> **Written problem**: Begin with the first line of the material and write out each line exactly, ending with the line that contains "9350, 9250, 8700];". Pictures are not part of the copy.

> **Information provided**:
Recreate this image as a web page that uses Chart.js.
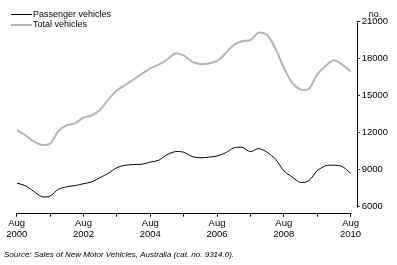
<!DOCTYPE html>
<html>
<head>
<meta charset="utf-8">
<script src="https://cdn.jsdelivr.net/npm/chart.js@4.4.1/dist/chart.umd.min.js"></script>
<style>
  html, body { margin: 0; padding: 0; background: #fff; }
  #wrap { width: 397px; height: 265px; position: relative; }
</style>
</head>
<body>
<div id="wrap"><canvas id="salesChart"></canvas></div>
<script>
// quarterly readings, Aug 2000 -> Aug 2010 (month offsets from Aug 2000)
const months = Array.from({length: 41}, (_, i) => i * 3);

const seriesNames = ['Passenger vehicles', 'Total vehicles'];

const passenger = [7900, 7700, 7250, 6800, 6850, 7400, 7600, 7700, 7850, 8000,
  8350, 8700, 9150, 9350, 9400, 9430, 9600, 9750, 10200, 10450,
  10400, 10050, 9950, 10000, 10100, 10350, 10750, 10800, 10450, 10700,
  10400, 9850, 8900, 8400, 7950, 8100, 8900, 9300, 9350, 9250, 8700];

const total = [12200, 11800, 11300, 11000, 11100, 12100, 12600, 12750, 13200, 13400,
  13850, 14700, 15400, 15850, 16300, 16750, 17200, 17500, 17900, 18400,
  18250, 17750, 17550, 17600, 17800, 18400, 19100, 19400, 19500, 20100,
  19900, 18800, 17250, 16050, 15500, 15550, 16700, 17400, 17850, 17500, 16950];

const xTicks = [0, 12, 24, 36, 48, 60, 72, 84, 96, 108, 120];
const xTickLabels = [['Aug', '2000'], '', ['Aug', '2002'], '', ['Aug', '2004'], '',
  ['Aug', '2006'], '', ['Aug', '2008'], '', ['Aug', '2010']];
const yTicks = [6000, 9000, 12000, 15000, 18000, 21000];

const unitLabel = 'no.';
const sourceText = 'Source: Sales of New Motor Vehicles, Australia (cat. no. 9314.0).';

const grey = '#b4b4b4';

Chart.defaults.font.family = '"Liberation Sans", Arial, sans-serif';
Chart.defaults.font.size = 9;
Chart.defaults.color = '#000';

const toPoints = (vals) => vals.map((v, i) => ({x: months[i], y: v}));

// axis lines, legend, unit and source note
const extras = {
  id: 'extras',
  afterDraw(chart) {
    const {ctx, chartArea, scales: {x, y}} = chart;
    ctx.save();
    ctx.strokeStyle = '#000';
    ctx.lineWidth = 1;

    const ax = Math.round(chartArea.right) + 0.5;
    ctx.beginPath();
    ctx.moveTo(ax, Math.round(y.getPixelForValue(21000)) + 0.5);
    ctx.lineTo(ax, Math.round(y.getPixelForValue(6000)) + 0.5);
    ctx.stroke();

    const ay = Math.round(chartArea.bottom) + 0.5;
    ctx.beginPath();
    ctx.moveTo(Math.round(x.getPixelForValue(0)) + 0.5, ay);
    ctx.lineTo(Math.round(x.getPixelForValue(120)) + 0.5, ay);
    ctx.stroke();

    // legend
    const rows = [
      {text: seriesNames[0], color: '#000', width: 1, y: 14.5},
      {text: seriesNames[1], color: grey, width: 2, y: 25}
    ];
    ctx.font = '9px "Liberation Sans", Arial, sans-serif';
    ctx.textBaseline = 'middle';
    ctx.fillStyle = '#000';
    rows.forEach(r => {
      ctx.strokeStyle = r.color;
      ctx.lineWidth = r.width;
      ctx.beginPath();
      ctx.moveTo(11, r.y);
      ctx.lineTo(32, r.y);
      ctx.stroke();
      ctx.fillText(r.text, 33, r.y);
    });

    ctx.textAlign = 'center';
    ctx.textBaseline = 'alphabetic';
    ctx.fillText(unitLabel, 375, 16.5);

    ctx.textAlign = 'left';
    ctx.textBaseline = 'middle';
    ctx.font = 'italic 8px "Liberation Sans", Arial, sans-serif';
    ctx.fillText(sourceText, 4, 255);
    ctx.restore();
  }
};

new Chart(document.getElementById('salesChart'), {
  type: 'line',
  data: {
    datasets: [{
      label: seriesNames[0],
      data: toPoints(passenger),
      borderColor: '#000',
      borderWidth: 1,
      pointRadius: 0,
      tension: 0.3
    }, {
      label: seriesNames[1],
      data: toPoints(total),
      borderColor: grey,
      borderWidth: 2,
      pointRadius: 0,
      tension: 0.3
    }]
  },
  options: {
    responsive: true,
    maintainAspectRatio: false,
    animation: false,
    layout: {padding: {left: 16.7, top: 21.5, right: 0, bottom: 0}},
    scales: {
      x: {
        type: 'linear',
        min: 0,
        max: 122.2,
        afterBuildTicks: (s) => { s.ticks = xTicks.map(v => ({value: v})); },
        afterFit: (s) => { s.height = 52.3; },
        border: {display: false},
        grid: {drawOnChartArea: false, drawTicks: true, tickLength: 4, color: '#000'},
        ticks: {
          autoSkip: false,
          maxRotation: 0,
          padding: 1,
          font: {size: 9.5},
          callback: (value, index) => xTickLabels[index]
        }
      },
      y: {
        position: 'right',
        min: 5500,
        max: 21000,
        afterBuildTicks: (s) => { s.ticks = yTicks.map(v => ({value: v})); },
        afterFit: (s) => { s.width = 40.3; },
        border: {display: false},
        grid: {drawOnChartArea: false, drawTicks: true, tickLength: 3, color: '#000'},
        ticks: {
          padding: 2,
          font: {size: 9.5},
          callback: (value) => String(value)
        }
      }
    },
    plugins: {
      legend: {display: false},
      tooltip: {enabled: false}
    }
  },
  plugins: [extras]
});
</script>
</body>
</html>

> **Correct result**:
Recreate this image as a web page that uses Chart.js.
<!DOCTYPE html>
<html>
<head>
<meta charset="utf-8">
<script src="https://cdn.jsdelivr.net/npm/chart.js@4.4.1/dist/chart.umd.min.js"></script>
<style>
  html, body { margin: 0; padding: 0; background: #fff; }
  #wrap { width: 397px; height: 265px; position: relative; }
</style>
</head>
<body>
<div id="wrap"><canvas id="salesChart"></canvas></div>
<script>
// quarterly readings, Aug 2000 -> Aug 2010 (month offsets from Aug 2000)
const months = Array.from({length: 41}, (_, i) => i * 3);

const seriesNames = ['Passenger vehicles', 'Total vehicles'];

const passenger = [7900, 7700, 7250, 6800, 6850, 7400, 7600, 7700, 7850, 8000,
  8350, 8700, 9150, 9350, 9400, 9430, 9600, 9750, 10200, 10450,
  10400, 10050, 9950, 10000, 10100, 10350, 10750, 10800, 10450, 10700,
  10400, 9850, 8900, 8400, 7950, 8100, 8900, 9300, 9350, 9250, 8700];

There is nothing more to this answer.